Una buena vida, nos aleja de la muerte
Vivimos como si la muerte fuera un rumor lejano, un suceso reservado para otros cuerpos y otras historias. Caminamos distraídos, creyendo que el tiempo nos pertenece, que siempre habrá un mañana disponible para decir lo que callamos, para amar sin miedo, para empezar de nuevo.
Sin embargo, la muerte no es una intrusa inesperada: es una presencia discreta que nos acompaña desde el primer aliento. No viene a robarnos la vida, sino a recordarnos su valor. En su cercanía silenciosa habita una verdad incómoda y luminosa: todo lo que vive es frágil, y justamente por eso es valioso.
La ilusión de la inmortalidad
Creernos inmortales es una forma de anestesia. Pensamos la muerte como una idea abstracta, una palabra ajena que aún no nos concierne. Pero la vida, con su sabiduría callada, insiste en mostrarnos lo contrario: cada instante nace ya con su despedida.
La muerte no es el abismo al final del camino, sino la medida invisible que le da sentido a cada paso. Gracias a ella, el presente deja de ser trivial y se vuelve urgente. La conciencia de la finitud no empobrece la existencia; la vuelve intensa, despierta, auténtica.

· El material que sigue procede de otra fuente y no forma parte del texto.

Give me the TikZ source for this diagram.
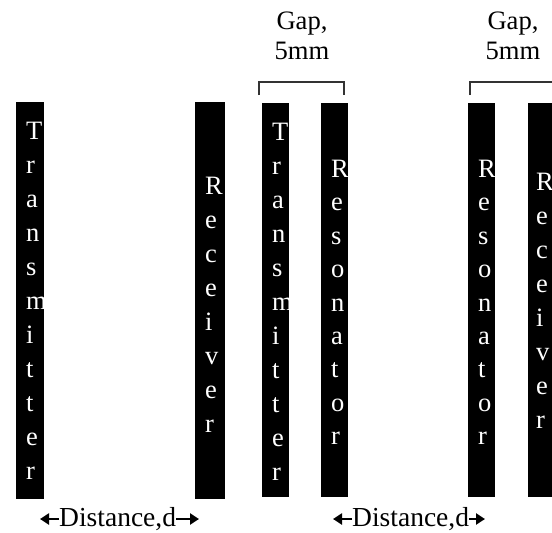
\documentclass[tikz,border=0pt]{standalone}
\usepackage{fontspec}
\setmainfont{Liberation Serif}
\usetikzlibrary{arrows.meta}
\tikzset{
  bar/.style={fill=black, draw=none, anchor=north west, inner sep=0pt, minimum width=#1},
  letters/.style={text=white, anchor=north west, inner sep=0pt, align=left,
    font=\fontsize{26.5}{34}\selectfont},
  gaplabel/.style={text=black, inner sep=0pt, align=center,
    font=\fontsize{26.6}{30}\selectfont},
  distlabel/.style={text=black, inner sep=0pt,
    font=\fontsize{27.5}{30}\selectfont},
  bracket/.style={draw=black!80, line width=1.4pt},
  darrow/.style={line width=2.6pt, -{Triangle[length=9pt,width=11pt]}},
}
\begin{document}
\begin{tikzpicture}[x=1pt,y=-1pt]
\useasboundingbox (0,0) rectangle (552,533);
% bars
\node[bar=28pt, minimum height=397pt] (b1) at (16,102) {};
\node[bar=30pt, minimum height=397pt] (b2) at (195,102) {};
\node[bar=27pt, minimum height=394pt] (b3) at (262,103) {};
\node[bar=27pt, minimum height=394pt] (b4) at (321,103) {};
\node[bar=27pt, minimum height=394pt] (b5) at (468,103) {};
\node[bar=32pt, minimum height=394pt] (b6) at (528,103) {};
% letters
\node[letters] (t1) at (26,122) {T\\r\\a\\n\\s\\m\\i\\t\\t\\e\\r};
\node[letters] (t2) at (205,177) {R\\e\\c\\e\\i\\v\\e\\r};
\node[letters] (t3) at (272,123) {T\\r\\a\\n\\s\\m\\i\\t\\t\\e\\r};
\node[letters, font=\fontsize{26.5}{33.4}\selectfont] (t4) at (331,160) {R\\e\\s\\o\\n\\a\\t\\o\\r};
\node[letters, font=\fontsize{26.5}{33.4}\selectfont] (t5) at (478,160) {R\\e\\s\\o\\n\\a\\t\\o\\r};
\node[letters] (t6) at (536,173) {R\\e\\c\\e\\i\\v\\e\\r};
% brackets
\coordinate (g1a) at (259,95);
\coordinate (g1b) at (344,95);
\coordinate (g2a) at (470,95);
\coordinate (g2b) at (556,95);
\draw[bracket] (g1a) -- (g1a |- 0,82) -- (g1b |- 0,82) -- (g1b);
\draw[bracket] (g2a) -- (g2a |- 0,82) -- (g2b |- 0,82) -- (g2b);
% gap labels
\node[gaplabel, anchor=north] (gap1) at (302,12) {Gap,\\5mm};
\node[gaplabel, anchor=north] (gap2) at (513,12) {Gap,\\5mm};
% distance labels
\node[distlabel, anchor=base west] (d1) at (59,526) {Distance,d};
\node[distlabel, anchor=base west] (d2) at (352,526) {Distance,d};
\coordinate (d1l) at (40,519);
\coordinate (d1r) at (199,519);
\coordinate (d2l) at (333,519);
\coordinate (d2r) at (485,519);
\draw[darrow] (d1.west |- d1l) -- (d1l);
\draw[darrow] (d1.east |- d1r) -- (d1r);
\draw[darrow] (d2.west |- d2l) -- (d2l);
\draw[darrow] (d2.east |- d2r) -- (d2r);
\end{tikzpicture}
\end{document}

Pensar en la muerte no es rendirse
Aceptar la muerte no es claudicar, es mirar de frente. Reconocer que la vida tiene un límite nos vuelve honestos con nosotros mismos. Cuando sabemos que no todo es eterno, aprendemos a elegir mejor: qué merece nuestro tiempo, qué vínculos cuidar, qué batallas abandonar.
No es la muerte la que define nuestra vida, sino la forma en que habitamos el tiempo que se nos ha concedido. Cada día, entonces, deja de ser una repetición automática y se transforma en un regalo irrepetible.

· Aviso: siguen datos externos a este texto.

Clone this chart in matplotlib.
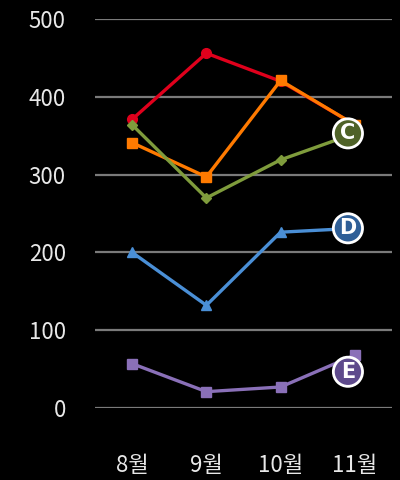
import matplotlib
matplotlib.use("Agg")
import matplotlib.pyplot as plt
import numpy as np

plt.rcParams['font.family'] = ['Noto Sans CJK KR', 'DejaVu Sans']

months = ['8월', '9월', '10월', '11월']
red = [371, 456, 420, 364]
orange = [341, 297, 421, 364]
green = [364, 270, 319, 353]
blue = [200, 132, 226, 231]
purple = [57, 21, 27, 68]
yticks = [0, 100, 200, 300, 400, 500]

fig = plt.figure(figsize=(4, 4.8), dpi=100, facecolor='black')
ax = fig.add_axes([0.2375, 0.15, 0.7425, 0.8104])
ax.set_facecolor('black')
x = np.arange(len(months))

for v in yticks:
    ax.axhline(v, color='#7a7a7a', lw=1.6, zorder=0)

ax.plot(x, red, color='#e0001c', lw=2.4, marker='o', ms=7, zorder=2)
ax.plot(x, orange, color='#ff7a00', lw=2.4, marker='s', ms=7, zorder=3)
ax.plot(x, green, color='#7f9c3c', lw=2.4, marker='D', ms=5, zorder=4)
ax.plot(x, blue, color='#4a8fd6', lw=2.4, marker='^', ms=7, zorder=3)
ax.plot(x, purple, color='#8a70b8', lw=2.4, marker='s', ms=7, zorder=3)

def badge(letter, yval, color, dy):
    ax.annotate(letter, xy=(x[-1], yval), xytext=(-5, dy), textcoords='offset points',
                ha='center', va='center', color='white', fontsize=15, fontweight='bold',
                family=['DejaVu Sans'],
                bbox=dict(boxstyle='circle,pad=0.22', fc=color, ec='white', lw=2),
                zorder=10)

badge('C', green[-1], '#4f6228', 0)
badge('D', blue[-1], '#2f5f97', 0)
badge('E', purple[-1], '#5e4a8c', -12)

ax.set_xlim(-0.5, 3.5)
ax.set_ylim(0, 500)
ax.set_yticks(yticks)
ax.set_xticks(x)
ax.set_xticklabels(months)
for s in ax.spines.values():
    s.set_visible(False)
ax.tick_params(axis='y', length=0, pad=21, labelsize=16, labelcolor='#e8e8e8')
ax.tick_params(axis='x', length=0, pad=33, labelsize=16, labelcolor='#e8e8e8')

fig.savefig('out.png', dpi=100, facecolor='black')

La paradoja de vivir plenamente
Hay una paradoja luminosa: “quien abraza su finitud se aleja de la muerte”. No porque la ignore, sino porque deja de vivir a medias. Vivir bien no significa acumular años ni cosas, sino profundidad. Significa presencia, atención, gratitud. Comprender que lo esencial no tiene precio nos libera de la carrera absurda por poseer. La dicha no se compra con oro, sino con la simplicidad del ser, con la capacidad de habitar lo pequeño como si fuera sagrado.
Lo que el dinero no puede comprar
En el vuelo breve de los días, la verdadera felicidad no está en lo que se acumula, sino en lo que se vive. Los lazos auténticos —aquellos que no conocen de cifras ni de contratos— son la forma más pura de riqueza. Una risa compartida, un abrazo sin prisa, la mirada limpia de un hijo, la complicidad silenciosa de un amigo. El amor no necesita adornos: arde por sí mismo, ilumina sin pedir permiso, se siente en lo más profundo del corazón.

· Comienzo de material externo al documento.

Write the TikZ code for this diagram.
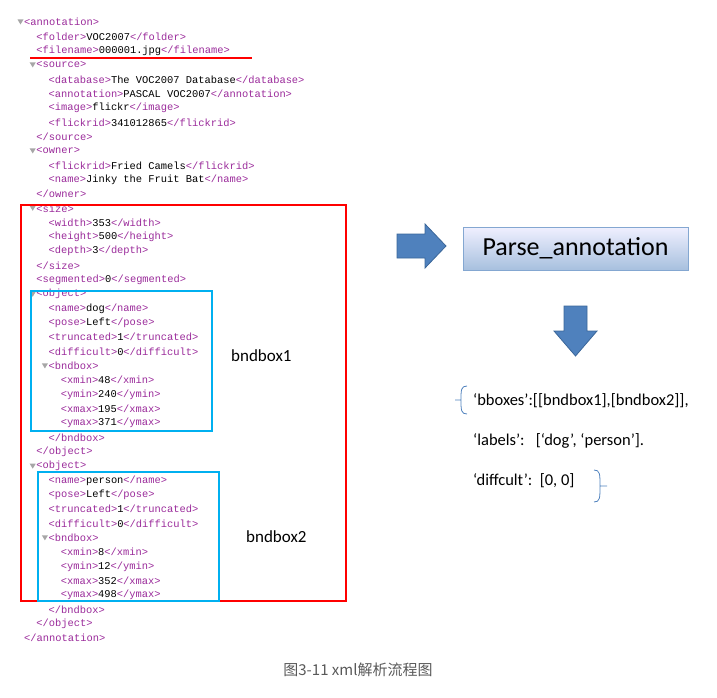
\documentclass[tikz,border=0pt]{standalone}
\usepackage{fontspec}
\setmainfont{Carlito}
\newfontfamily\xmlf{Liberation Mono}
\newfontfamily\cjk{Noto Sans CJK SC}
\definecolor{tagc}{HTML}{9A2A9A}
\definecolor{arrc}{HTML}{4F81BD}
\definecolor{arrd}{HTML}{3A6699}
\definecolor{boxb}{HTML}{00B0F0}
\newcommand\tg[1]{\textcolor{tagc}{#1}}
\begin{document}
\begin{tikzpicture}[x=1pt,y=-1pt,
  xl/.style={anchor=west,inner sep=0pt,font=\xmlf\fontsize{10.4}{12}\selectfont},
  lab/.style={anchor=west,inner sep=0pt,font=\fontsize{17}{19}\selectfont},
  res/.style={anchor=west,inner sep=0pt,font=\fontsize{16.5}{18}\selectfont},
  bigarr/.style={fill=arrc,draw=arrd,line width=0.8pt,line join=miter}]
\useasboundingbox (0,0) rectangle (717,698);
\def\L#1#2#3{\node[xl] (l#2) at ({24+12.2*#1},{22+14.33*#2}) {#3};}
\def\T#1#2{\fill[gray!70] ({17.5+12.2*#1},{19.5+14.33*#2}) -- ++(6,0) -- ++(-3,5) -- cycle;}
\L00{\tg{<annotation>}}\T00
\L11{\tg{<folder>}VOC2007\tg{</folder>}}
\L12{\tg{<filename>}000001.jpg\tg{</filename>}}
\L13{\tg{<source>}}\T13
\L24{\tg{<database>}The VOC2007 Database\tg{</database>}}
\L25{\tg{<annotation>}PASCAL VOC2007\tg{</annotation>}}
\L26{\tg{<image>}flickr\tg{</image>}}
\L27{\tg{<flickrid>}341012865\tg{</flickrid>}}
\L18{\tg{</source>}}
\L19{\tg{<owner>}}\T19
\L2{10}{\tg{<flickrid>}Fried Camels\tg{</flickrid>}}
\L2{11}{\tg{<name>}Jinky the Fruit Bat\tg{</name>}}
\L1{12}{\tg{</owner>}}
\L1{13}{\tg{<size>}}\T1{13}
\L2{14}{\tg{<width>}353\tg{</width>}}
\L2{15}{\tg{<height>}500\tg{</height>}}
\L2{16}{\tg{<depth>}3\tg{</depth>}}
\L1{17}{\tg{</size>}}
\L1{18}{\tg{<segmented>}0\tg{</segmented>}}
\L1{19}{\tg{<object>}}\T1{19}
\L2{20}{\tg{<name>}dog\tg{</name>}}
\L2{21}{\tg{<pose>}Left\tg{</pose>}}
\L2{22}{\tg{<truncated>}1\tg{</truncated>}}
\L2{23}{\tg{<difficult>}0\tg{</difficult>}}
\L2{24}{\tg{<bndbox>}}\T2{24}
\L3{25}{\tg{<xmin>}48\tg{</xmin>}}
\L3{26}{\tg{<ymin>}240\tg{</ymin>}}
\L3{27}{\tg{<xmax>}195\tg{</xmax>}}
\L3{28}{\tg{<ymax>}371\tg{</ymax>}}
\L2{29}{\tg{</bndbox>}}
\L1{30}{\tg{</object>}}
\L1{31}{\tg{<object>}}\T1{31}
\L2{32}{\tg{<name>}person\tg{</name>}}
\L2{33}{\tg{<pose>}Left\tg{</pose>}}
\L2{34}{\tg{<truncated>}1\tg{</truncated>}}
\L2{35}{\tg{<difficult>}0\tg{</difficult>}}
\L2{36}{\tg{<bndbox>}}\T2{36}
\L3{37}{\tg{<xmin>}8\tg{</xmin>}}
\L3{38}{\tg{<ymin>}12\tg{</ymin>}}
\L3{39}{\tg{<xmax>}352\tg{</xmax>}}
\L3{40}{\tg{<ymax>}498\tg{</ymax>}}
\L2{41}{\tg{</bndbox>}}
\L1{42}{\tg{</object>}}
\L0{43}{\tg{</annotation>}}
% boxes
\draw[red,line width=1.6pt] (30,58) -- (252,58);
\draw[red,line width=1.8pt] (21,205) rectangle (346,601);
\draw[boxb,line width=1.8pt] (31,291) rectangle (212,431);
\draw[boxb,line width=1.8pt] (38,472) rectangle (219,601);
\node[lab] (b1) at (231,356) {bndbox1};
\node[lab] (b2) at (246,537) {bndbox2};
% arrows and parse box
\draw[bigarr] (397,234) -- (425,234) -- (425,224) -- (446,246) -- (425,268) -- (425,258) -- (397,258) -- cycle;
\node[draw=arrc!70,line width=0.6pt,top color=blue!6,bottom color=arrc!50,minimum width=225pt,minimum height=43pt,font=\fontsize{26}{28}\selectfont] (pa) at (575.5,248.5) {Parse\_annotation};
\draw[bigarr] (564,306) -- (587,306) -- (587,331) -- (597,331) -- (575.5,356) -- (554,331) -- (564,331) -- cycle;
% result
\node[res] (r1) at (473,401) {‘bboxes’:[[bndbox1],[bndbox2]],};
\node[res] (r2) at (473,441) {‘labels’:\ \ \ [‘dog’, ‘person’].};
\node[res] (r3) at (473,481) {‘diffcult’:\ \ [0, 0]};
\draw[arrc,line width=0.8pt] (467,386) .. controls (461,386) and (461,390) .. (461,400) -- (455,400) (461,400) .. controls (461,410) and (461,414) .. (467,414);
\draw[arrc,line width=0.8pt] (594,470) .. controls (600,470) and (600,474) .. (600,486) -- (607,486) (600,486) .. controls (600,498) and (600,502) .. (594,502);
\node[inner sep=0pt,text=black!65,font=\cjk\fontsize{15}{17}\selectfont] (cap) at (358,670) {图3-11 xml解析流程图};
\end{tikzpicture}
\end{document}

Gratitud y generosidad: el sentido último
Por encima de todo, la gratitud se eleva como la reina de las virtudes. Agradecer lo que somos y lo que tenemos —incluso lo que falta— nos reconcilia con la vida. Y en la generosidad, en ese gesto de dar sin cálculo ni expectativa, la felicidad toma forma concreta.
Vivir así no nos vuelve inmortales, pero sí profundamente vivos. Y quizás esa sea la manera más honesta y humana de alejarnos, para siempre, de la muerte.